Fund managers are no longer allowed to provide just an ongoing costs figure (OCF), which is the industry’s standard measure of running costs. Instead, they have to give the total cost, including transaction or trading costs and other charges.

Once you include transaction costs, many investors pay almost double  the OCF in the UK's most popular funds.

To take a Vanguard fund  as an example, for Vanguard LS 40% Equity, the OCF is 0.22% but the transaction costs are 0.12%, bringing the total cost of ownership to 0.34%.

Were any of you aware this was the case? I wasn't.

Seems pretty dodgy to me.  Is this a cause to revisit your choice of investments?


  • Pencil Stache
  • ****
  • Posts: 621
This has been fairly well trailed.  It comes down to the more actively you trade, the more you pay - yet another reason to prefer passive investing as those 'hidden' transaction costs on some of the more active funds can be a real drain.  At the other extreme, something like an S&P 500 tracker would have minimal transaction costs as the strategy doesn't change and there's no rebalancing.  Something like your VLS 40 will have higher transaction costs than a 100% equity tracker, depending on how frequently they rebalance.
Bottom line is it's something to be aware of, and good news it's being made more visible, but not something to panic over.


  • Pencil Stache
  • ****
  • Posts: 679
There's a lot to check when picking funds!

As has been said before, 'tracking error' is just as significant a factor as fees.
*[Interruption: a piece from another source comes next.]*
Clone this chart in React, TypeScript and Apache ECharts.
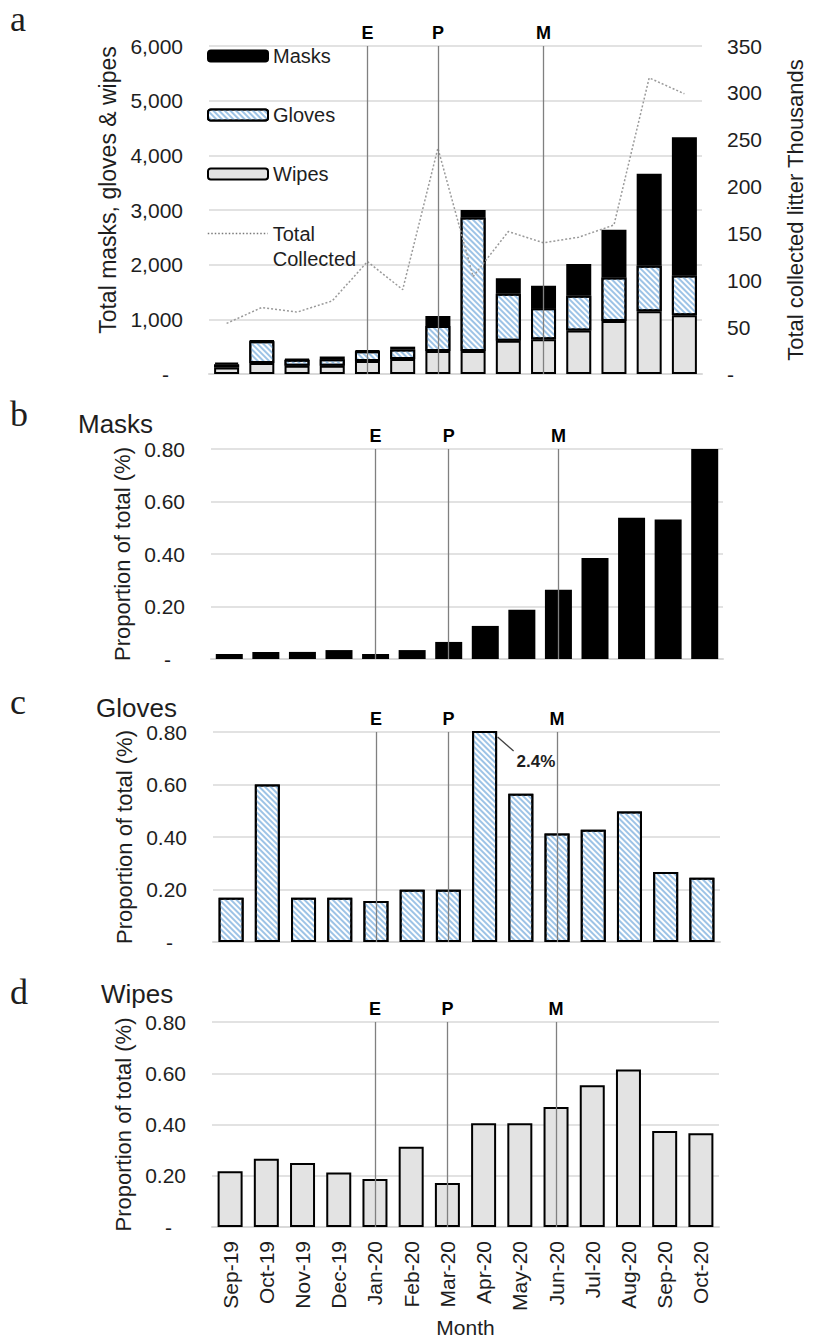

Generally trackers lag behind the index they're tracking, so a fund that hugs the index better will potentially do a better-enough job to compensate for slightly higher fees.

I think though it's important not to get overly worried about picking the perfect funds. It's something that you could dive as deeply into as you wanted – I'm sure there's weeks of research and expert comparison arguments in there for those so inclined. But if that would drive you round the bend, don't feel that you have to. Just having the principles of: high savings rate, investing said savings in long-term, low-fee, passive funds is already a winning strategy. You can save tinkering and perfecting for when you're in the mood.